In an old video clip, Episcopal Bishop Heather Cook delivers a sermon in which she invokes a driving-related metaphor.
Leah Rock, also Palermo's sister-in-law, said last month that Cook's efforts in prison -- where drugs and alcohol are harder to come by than they are on the outside -- were insufficient to demonstrate that she has conquered the addiction problems she admits have plagued her.
She also said the case exposed a problem in Maryland law, which for parole purposes does not classify the crimes Cook committed as violent offenses.
"The criminal justice system needs reform all the way around, and this is no exception," she said. "The fact that you can strike a man and leave him to die on the side of the road and have it not be categorized as a violent crime -- three and a half years is not enough to make amends for that."
Irwin has said that even though he has "great empathy" for the Palermo family, he believes Cook's efforts in prison suggest she is in fact rehabilitated and ready to help others.

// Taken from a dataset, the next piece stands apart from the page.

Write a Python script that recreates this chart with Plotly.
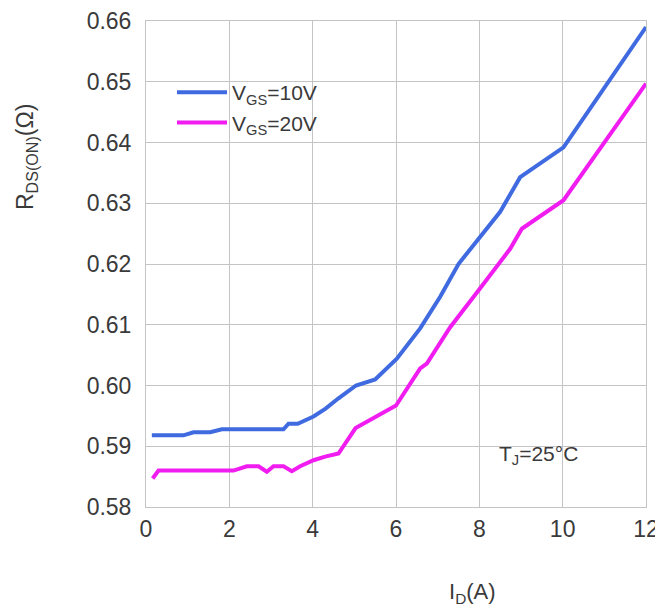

"In no way do I minimize the tragedy of the offense which [Cook] committed, but I truly believe it's time for her to go to a different phase of her life seeking redemption," he said. "I'm glad she is finally being released. She has been a model prisoner who has done amazing things in the department of corrections to help other women."
Irwin said he didn't know exactly what Cook's plans were upon her release other than complying with the terms of her probation -- violations could land her back in prison -- and continuing what he called her mission of helping women living behind bars.
"All I know is that she wants to continue to help women who are incarcerated, even when she's not there," he said.